### Available data

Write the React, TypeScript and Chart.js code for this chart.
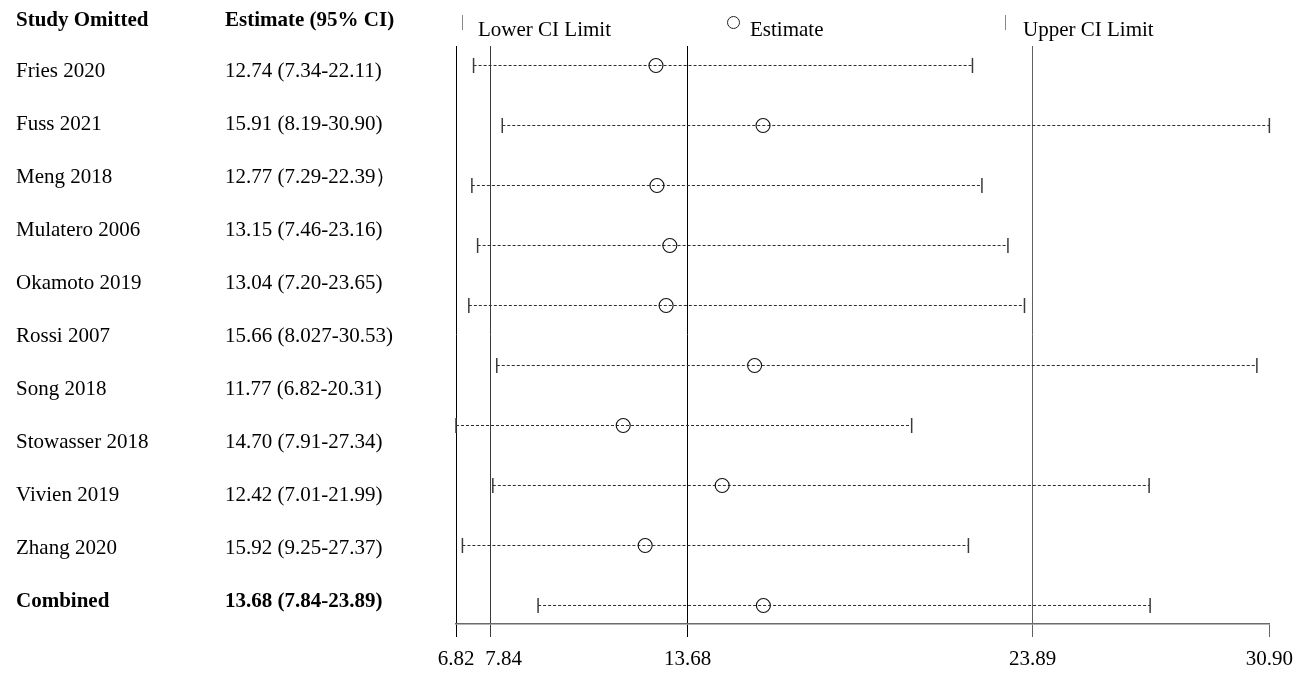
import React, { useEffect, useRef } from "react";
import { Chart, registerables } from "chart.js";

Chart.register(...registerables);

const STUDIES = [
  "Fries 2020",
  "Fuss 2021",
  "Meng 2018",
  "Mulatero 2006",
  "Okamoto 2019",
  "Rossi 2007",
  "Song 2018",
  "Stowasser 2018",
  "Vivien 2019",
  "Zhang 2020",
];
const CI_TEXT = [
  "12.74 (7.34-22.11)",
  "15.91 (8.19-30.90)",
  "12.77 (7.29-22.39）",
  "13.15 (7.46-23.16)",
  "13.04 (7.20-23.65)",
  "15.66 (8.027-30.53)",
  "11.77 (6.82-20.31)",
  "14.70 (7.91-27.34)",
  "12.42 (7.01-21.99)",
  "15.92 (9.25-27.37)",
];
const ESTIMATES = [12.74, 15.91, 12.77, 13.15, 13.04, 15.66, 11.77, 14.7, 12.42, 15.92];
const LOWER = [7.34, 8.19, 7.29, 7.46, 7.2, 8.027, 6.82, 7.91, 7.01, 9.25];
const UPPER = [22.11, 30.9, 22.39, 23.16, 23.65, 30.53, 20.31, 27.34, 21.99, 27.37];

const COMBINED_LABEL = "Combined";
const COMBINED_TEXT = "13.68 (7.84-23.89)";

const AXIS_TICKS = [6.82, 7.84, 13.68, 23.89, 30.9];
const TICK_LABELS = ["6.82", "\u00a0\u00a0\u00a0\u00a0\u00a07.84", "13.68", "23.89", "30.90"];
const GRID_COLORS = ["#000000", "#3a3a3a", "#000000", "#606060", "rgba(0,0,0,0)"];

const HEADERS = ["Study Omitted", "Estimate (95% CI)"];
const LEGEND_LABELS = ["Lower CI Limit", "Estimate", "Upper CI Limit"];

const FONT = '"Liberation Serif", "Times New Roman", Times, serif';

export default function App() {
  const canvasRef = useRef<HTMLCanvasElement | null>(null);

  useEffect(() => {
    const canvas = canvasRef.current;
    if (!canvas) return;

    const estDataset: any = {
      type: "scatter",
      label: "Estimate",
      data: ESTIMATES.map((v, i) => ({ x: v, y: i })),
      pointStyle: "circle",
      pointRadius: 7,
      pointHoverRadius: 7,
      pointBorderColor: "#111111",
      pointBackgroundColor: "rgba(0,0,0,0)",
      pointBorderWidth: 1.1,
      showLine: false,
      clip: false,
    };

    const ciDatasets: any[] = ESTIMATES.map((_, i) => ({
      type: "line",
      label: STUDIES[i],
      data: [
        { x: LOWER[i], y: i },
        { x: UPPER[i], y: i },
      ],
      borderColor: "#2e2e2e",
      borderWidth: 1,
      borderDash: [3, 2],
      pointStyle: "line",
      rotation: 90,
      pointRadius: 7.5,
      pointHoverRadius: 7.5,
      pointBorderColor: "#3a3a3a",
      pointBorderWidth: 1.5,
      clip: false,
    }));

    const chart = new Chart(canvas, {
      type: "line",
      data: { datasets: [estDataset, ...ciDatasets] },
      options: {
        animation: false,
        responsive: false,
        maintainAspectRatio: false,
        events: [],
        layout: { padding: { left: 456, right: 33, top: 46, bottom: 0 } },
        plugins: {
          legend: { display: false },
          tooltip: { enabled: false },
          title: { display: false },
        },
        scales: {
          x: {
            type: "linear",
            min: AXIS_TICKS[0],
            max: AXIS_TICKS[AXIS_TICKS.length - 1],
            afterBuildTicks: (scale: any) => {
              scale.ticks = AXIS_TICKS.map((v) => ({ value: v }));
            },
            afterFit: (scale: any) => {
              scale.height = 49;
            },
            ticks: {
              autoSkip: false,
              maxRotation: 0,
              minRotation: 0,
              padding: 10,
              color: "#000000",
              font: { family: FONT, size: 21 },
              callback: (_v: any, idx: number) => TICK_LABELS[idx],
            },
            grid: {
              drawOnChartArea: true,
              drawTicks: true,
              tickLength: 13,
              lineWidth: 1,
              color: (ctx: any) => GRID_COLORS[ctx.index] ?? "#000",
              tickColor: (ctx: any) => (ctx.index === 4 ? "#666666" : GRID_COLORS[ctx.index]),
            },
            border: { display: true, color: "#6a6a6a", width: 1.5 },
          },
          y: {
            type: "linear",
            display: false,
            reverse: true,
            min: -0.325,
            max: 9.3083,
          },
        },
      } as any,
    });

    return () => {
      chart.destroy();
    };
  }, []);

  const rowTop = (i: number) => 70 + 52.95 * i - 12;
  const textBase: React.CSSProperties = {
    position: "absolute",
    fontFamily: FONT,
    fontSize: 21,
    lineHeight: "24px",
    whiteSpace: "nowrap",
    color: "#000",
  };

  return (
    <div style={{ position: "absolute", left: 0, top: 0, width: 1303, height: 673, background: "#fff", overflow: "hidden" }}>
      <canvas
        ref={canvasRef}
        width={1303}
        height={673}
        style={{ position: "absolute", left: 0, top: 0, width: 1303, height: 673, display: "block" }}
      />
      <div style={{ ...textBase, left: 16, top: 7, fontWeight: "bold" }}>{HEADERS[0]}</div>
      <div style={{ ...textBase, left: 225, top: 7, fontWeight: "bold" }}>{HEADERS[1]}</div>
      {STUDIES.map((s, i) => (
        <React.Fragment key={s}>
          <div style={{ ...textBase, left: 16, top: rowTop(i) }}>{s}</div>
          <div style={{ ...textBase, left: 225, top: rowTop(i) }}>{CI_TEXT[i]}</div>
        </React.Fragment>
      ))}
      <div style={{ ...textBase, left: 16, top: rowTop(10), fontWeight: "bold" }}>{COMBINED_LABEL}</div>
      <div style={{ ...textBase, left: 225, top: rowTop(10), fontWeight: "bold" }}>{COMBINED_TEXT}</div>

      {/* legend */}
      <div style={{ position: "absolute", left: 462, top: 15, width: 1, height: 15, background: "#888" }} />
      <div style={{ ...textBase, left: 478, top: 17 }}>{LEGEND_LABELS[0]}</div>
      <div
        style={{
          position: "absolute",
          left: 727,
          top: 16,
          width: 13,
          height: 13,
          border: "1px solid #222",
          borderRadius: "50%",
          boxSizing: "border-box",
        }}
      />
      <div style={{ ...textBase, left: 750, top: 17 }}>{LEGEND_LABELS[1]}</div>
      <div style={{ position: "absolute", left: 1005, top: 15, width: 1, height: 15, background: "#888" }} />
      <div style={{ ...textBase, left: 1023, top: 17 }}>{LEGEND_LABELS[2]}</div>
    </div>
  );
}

### Stated task
Without including any pictures, reproduce the listing exactly.

### Written solution
Write the React, TypeScript and Chart.js code for this chart.
import React, { useEffect, useRef } from "react";
import { Chart, registerables } from "chart.js";

Chart.register(...registerables);

const STUDIES = [
  "Fries 2020",
  "Fuss 2021",
  "Meng 2018",
  "Mulatero 2006",
  "Okamoto 2019",
  "Rossi 2007",
  "Song 2018",
  "Stowasser 2018",
  "Vivien 2019",
  "Zhang 2020",
];
const CI_TEXT = [
  "12.74 (7.34-22.11)",
  "15.91 (8.19-30.90)",
  "12.77 (7.29-22.39）",
  "13.15 (7.46-23.16)",
  "13.04 (7.20-23.65)",
  "15.66 (8.027-30.53)",
  "11.77 (6.82-20.31)",
  "14.70 (7.91-27.34)",
  "12.42 (7.01-21.99)",
  "15.92 (9.25-27.37)",
];
const ESTIMATES = [12.74, 15.91, 12.77, 13.15, 13.04, 15.66, 11.77, 14.7, 12.42, 15.92];
const LOWER = [7.34, 8.19, 7.29, 7.46, 7.2, 8.027, 6.82, 7.91, 7.01, 9.25];
const UPPER = [22.11, 30.9, 22.39, 23.16, 23.65, 30.53, 20.31, 27.34, 21.99, 27.37];

const COMBINED_LABEL = "Combined";
const COMBINED_TEXT = "13.68 (7.84-23.89)";

const AXIS_TICKS = [6.82, 7.84, 13.68, 23.89, 30.9];
const TICK_LABELS = ["6.82", "\u00a0\u00a0\u00a0\u00a0\u00a07.84", "13.68", "23.89", "30.90"];
const GRID_COLORS = ["#000000", "#3a3a3a", "#000000", "#606060", "rgba(0,0,0,0)"];

const HEADERS = ["Study Omitted", "Estimate (95% CI)"];
const LEGEND_LABELS = ["Lower CI Limit", "Estimate", "Upper CI Limit"];

const FONT = '"Liberation Serif", "Times New Roman", Times, serif';

export default function App() {
  const canvasRef = useRef<HTMLCanvasElement | null>(null);

  useEffect(() => {
    const canvas = canvasRef.current;
    if (!canvas) return;

    const estDataset: any = {
      type: "scatter",
      label: "Estimate",
      data: ESTIMATES.map((v, i) => ({ x: v, y: i })),
      pointStyle: "circle",
      pointRadius: 7,
      pointHoverRadius: 7,
      pointBorderColor: "#111111",
      pointBackgroundColor: "rgba(0,0,0,0)",
      pointBorderWidth: 1.1,
      showLine: false,
      clip: false,
    };

    const ciDatasets: any[] = ESTIMATES.map((_, i) => ({
      type: "line",
      label: STUDIES[i],
      data: [
        { x: LOWER[i], y: i },
        { x: UPPER[i], y: i },
      ],
      borderColor: "#2e2e2e",
      borderWidth: 1,
      borderDash: [3, 2],
      pointStyle: "line",
      rotation: 90,
      pointRadius: 7.5,
      pointHoverRadius: 7.5,
      pointBorderColor: "#3a3a3a",
      pointBorderWidth: 1.5,
      clip: false,
    }));

    const chart = new Chart(canvas, {
      type: "line",
      data: { datasets: [estDataset, ...ciDatasets] },
      options: {
        animation: false,
        responsive: false,
        maintainAspectRatio: false,
        events: [],
        layout: { padding: { left: 456, right: 33, top: 46, bottom: 0 } },
        plugins: {
          legend: { display: false },
          tooltip: { enabled: false },
          title: { display: false },
        },
        scales: {
          x: {
            type: "linear",
            min: AXIS_TICKS[0],
            max: AXIS_TICKS[AXIS_TICKS.length - 1],
            afterBuildTicks: (scale: any) => {
              scale.ticks = AXIS_TICKS.map((v) => ({ value: v }));
            },
            afterFit: (scale: any) => {
              scale.height = 49;
            },
            ticks: {
              autoSkip: false,
              maxRotation: 0,
              minRotation: 0,
              padding: 10,
              color: "#000000",
              font: { family: FONT, size: 21 },
              callback: (_v: any, idx: number) => TICK_LABELS[idx],
            },
            grid: {
              drawOnChartArea: true,
              drawTicks: true,
              tickLength: 13,
              lineWidth: 1,
              color: (ctx: any) => GRID_COLORS[ctx.index] ?? "#000",
              tickColor: (ctx: any) => (ctx.index === 4 ? "#666666" : GRID_COLORS[ctx.index]),
            },
            border: { display: true, color: "#6a6a6a", width: 1.5 },
          },
          y: {
            type: "linear",
            display: false,
            reverse: true,
            min: -0.325,
            max: 9.3083,
          },
        },
      } as any,
    });

    return () => {
      chart.destroy();
    };
  }, []);

  const rowTop = (i: number) => 70 + 52.95 * i - 12;
  const textBase: React.CSSProperties = {
    position: "absolute",
    fontFamily: FONT,
    fontSize: 21,
    lineHeight: "24px",
    whiteSpace: "nowrap",
    color: "#000",
  };

  return (
    <div style={{ position: "absolute", left: 0, top: 0, width: 1303, height: 673, background: "#fff", overflow: "hidden" }}>
      <canvas
        ref={canvasRef}
        width={1303}
        height={673}
        style={{ position: "absolute", left: 0, top: 0, width: 1303, height: 673, display: "block" }}
      />
      <div style={{ ...textBase, left: 16, top: 7, fontWeight: "bold" }}>{HEADERS[0]}</div>
      <div style={{ ...textBase, left: 225, top: 7, fontWeight: "bold" }}>{HEADERS[1]}</div>
      {STUDIES.map((s, i) => (
        <React.Fragment key={s}>
          <div style={{ ...textBase, left: 16, top: rowTop(i) }}>{s}</div>
          <div style={{ ...textBase, left: 225, top: rowTop(i) }}>{CI_TEXT[i]}</div>
        </React.Fragment>
      ))}
      <div style={{ ...textBase, left: 16, top: rowTop(10), fontWeight: "bold" }}>{COMBINED_LABEL}</div>
      <div style={{ ...textBase, left: 225, top: rowTop(10), fontWeight: "bold" }}>{COMBINED_TEXT}</div>

      {/* legend */}
      <div style={{ position: "absolute", left: 462, top: 15, width: 1, height: 15, background: "#888" }} />
      <div style={{ ...textBase, left: 478, top: 17 }}>{LEGEND_LABELS[0]}</div>
      <div
        style={{
          position: "absolute",
          left: 727,
          top: 16,
          width: 13,
          height: 13,
          border: "1px solid #222",
          borderRadius: "50%",
          boxSizing: "border-box",
        }}
      />
      <div style={{ ...textBase, left: 750, top: 17 }}>{LEGEND_LABELS[1]}</div>
      <div style={{ position: "absolute", left: 1005, top: 15, width: 1, height: 15, background: "#888" }} />
      <div style={{ ...textBase, left: 1023, top: 17 }}>{LEGEND_LABELS[2]}</div>
    </div>
  );
}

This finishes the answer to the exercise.